Sanitary Pads / Sanitary Napkins – A silent health threat
Did you know that most sanitary pads (and tampons) are made or bleached with chlorine compounds that contain traces of the organochlorine – dioxin?
The US Environmental Protection Agency (EPA) has named dioxin the most potent carcinogen known to science.
A 1996 EPA study linked dioxin exposure with increased risks for endometriosis (an infection of the uterine lining).
The EPA has also concluded that people with high exposure to dioxins may be risk for other effects that could suppress the immune system, increase the risk of pelvic inflammatory disease, reduce fertility, and possibly interfere with normal fetal and childhood development.
In overseas test, sanitary pads have been found to contain 400 parts per trillion (ppt) dioxin.
Although the paper industry has maintained that such levels are too low to cause any health problems, studies have shown that dioxin appears to migrate easily out of paper products.
Fish and other wildlife have died after exposure to the incredibly small dose of 38 parts per quadrillion dioxin.
The average women use approximately 15,000 pads over the course of her lifetime. The effect of continual exposure to dioxin, which is forever stored in fat cells, may become cumulative and deadly.
Manufactured with Lots of Chemicals
To make a sanitary pad, wood pulp fibers are first dispersed in water in large tub. Most of the chemical s and dyes required are added at this stage (The pulp is then scraped and brushed and inserted with air to make fleecy.
Some pads contain added rayon, which also originates from wood, for extra absorbency. The cellulose in the wood is dissolved in a caustic solution, and squirted into fine jets in an acid bath (The mixture then solidifies and dries into longer fibers).
Chemical processes included de-linking recycled material, washing with detergents and bleaching. (As a result, some traces of chemical used remain in the pad).
Additives are also used to enhance the properties of the pad. These include absorbency agents and wet-strength agent – often, polysorbate and area formaldehyde.
Further bleching, involving chorine, may take place to achieve that growing white look.
What You Can See
That’s the part you can’t see. But even the external parts on a sanitary pad that you can see are all not natural.
The plastic bottom – to prevent leakage – will usually be made of polypropylene or rayon.
The non-woven fabric covering on the pad is a lightweight material which is often polypropylene or rayon.
The back has 1 or 2 strips of pressure-sensitive adhesive covered with a strip of siliconised compound paper. (The pads are then packaged in plastic bags or shrinkwrapped. And the packet itself may be printed with patterns – again, a chemical process.)
Full of Bacteria
Sanitary pass can also harbor bacterial as they are not sterilized products. In 1987, CAP’s test of some popular brands sold here (Penang, Malaysia) found unacceptably high bacterial counts of up to 11,000 (over 10 times the international safety standard). This could lead to vaginal infection in women using the pads.
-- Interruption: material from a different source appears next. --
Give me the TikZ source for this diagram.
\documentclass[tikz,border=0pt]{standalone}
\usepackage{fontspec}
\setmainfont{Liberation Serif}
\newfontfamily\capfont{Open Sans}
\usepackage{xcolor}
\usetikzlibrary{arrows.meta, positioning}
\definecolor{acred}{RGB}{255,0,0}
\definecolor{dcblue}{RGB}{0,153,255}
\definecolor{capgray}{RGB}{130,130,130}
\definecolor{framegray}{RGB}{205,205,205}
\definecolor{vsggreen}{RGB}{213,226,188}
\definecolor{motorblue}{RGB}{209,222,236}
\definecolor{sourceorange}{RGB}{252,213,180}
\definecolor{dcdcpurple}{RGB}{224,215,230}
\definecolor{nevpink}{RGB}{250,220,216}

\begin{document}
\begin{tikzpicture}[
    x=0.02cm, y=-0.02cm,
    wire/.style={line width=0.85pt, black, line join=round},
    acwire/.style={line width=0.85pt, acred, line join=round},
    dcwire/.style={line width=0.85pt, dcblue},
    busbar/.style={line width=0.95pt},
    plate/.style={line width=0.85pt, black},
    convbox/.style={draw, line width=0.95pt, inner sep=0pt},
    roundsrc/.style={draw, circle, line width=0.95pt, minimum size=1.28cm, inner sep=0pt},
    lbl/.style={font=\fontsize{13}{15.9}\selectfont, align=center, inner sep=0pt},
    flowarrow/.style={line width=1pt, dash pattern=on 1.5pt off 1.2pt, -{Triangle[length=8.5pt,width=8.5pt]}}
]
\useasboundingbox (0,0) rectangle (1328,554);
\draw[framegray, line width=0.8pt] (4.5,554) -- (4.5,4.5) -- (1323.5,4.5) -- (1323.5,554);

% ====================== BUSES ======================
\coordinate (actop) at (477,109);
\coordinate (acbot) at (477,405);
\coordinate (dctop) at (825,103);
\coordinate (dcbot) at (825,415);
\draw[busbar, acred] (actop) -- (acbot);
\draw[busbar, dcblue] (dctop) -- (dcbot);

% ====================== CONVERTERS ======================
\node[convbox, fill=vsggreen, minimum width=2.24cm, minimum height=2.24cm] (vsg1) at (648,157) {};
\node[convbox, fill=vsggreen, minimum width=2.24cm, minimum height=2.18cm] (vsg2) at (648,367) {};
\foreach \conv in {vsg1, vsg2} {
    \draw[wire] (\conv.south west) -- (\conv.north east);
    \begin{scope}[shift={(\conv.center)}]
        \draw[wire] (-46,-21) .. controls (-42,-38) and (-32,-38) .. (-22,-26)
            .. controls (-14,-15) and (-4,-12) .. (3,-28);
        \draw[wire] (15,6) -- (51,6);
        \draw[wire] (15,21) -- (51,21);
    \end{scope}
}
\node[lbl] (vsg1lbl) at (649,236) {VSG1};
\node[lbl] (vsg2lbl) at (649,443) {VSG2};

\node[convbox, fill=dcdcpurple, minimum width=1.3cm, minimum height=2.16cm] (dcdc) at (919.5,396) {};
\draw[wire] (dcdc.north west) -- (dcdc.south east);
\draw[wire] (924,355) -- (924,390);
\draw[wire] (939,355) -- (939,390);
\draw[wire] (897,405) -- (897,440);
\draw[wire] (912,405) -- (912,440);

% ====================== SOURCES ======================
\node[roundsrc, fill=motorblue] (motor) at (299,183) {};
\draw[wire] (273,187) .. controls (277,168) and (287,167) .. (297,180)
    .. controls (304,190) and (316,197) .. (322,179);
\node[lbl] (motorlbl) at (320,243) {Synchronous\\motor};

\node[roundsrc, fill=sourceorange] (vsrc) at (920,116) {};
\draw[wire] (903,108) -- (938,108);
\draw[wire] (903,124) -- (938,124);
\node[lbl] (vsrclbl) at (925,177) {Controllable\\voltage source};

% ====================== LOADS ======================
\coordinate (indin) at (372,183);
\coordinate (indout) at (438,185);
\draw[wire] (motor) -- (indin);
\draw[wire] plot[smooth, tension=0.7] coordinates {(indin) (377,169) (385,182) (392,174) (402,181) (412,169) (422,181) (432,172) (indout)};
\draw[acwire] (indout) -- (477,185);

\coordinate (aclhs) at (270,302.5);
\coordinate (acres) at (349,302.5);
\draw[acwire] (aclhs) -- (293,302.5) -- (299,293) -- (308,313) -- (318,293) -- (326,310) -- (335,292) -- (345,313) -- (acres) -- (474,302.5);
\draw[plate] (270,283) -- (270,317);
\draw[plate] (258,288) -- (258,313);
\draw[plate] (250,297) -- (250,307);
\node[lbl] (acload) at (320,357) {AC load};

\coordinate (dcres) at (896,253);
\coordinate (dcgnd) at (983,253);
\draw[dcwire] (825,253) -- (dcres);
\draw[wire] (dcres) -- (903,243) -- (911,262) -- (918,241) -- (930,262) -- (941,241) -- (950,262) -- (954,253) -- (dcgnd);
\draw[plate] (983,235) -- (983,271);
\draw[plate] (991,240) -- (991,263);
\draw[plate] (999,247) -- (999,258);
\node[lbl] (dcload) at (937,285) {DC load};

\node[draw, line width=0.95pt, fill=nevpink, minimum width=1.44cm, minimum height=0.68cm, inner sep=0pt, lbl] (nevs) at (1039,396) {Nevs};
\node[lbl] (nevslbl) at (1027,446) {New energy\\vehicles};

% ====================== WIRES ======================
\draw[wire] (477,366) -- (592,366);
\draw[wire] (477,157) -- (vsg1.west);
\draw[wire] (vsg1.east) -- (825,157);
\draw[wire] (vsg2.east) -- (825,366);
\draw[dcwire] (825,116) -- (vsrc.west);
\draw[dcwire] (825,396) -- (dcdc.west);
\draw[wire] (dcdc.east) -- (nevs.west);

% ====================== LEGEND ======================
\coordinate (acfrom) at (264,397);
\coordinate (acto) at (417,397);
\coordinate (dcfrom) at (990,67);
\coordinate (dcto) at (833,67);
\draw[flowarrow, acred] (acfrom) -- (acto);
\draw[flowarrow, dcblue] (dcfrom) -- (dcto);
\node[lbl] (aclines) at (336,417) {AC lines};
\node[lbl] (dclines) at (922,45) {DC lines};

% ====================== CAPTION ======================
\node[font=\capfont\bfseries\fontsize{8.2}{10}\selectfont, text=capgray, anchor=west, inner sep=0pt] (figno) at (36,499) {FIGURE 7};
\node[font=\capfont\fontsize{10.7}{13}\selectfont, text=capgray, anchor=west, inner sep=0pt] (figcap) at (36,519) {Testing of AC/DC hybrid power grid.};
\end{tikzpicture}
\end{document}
Sanitary products, like pads, can also be placed on the market without prior evidence of safety or efficacy, even in developed countries.
In Canada for example, tongue depressors, bandages and dental floss are all considered medical devices, but not women menstrual pads! Women are an all too easy target because they are bound by biology to menstruate for at least 35 years. Women are thus a captive market – and potentially easy victims of numerous types of sanitary pad (and tampon) trauma.
It is thus important that women know the facts so that they can seek safer alternatives – liking using cloth, which is not only safer, but can also be reused many times. (in fact, women have safely relied on home-made menstrual products, using any available absorbent material, for most of history.)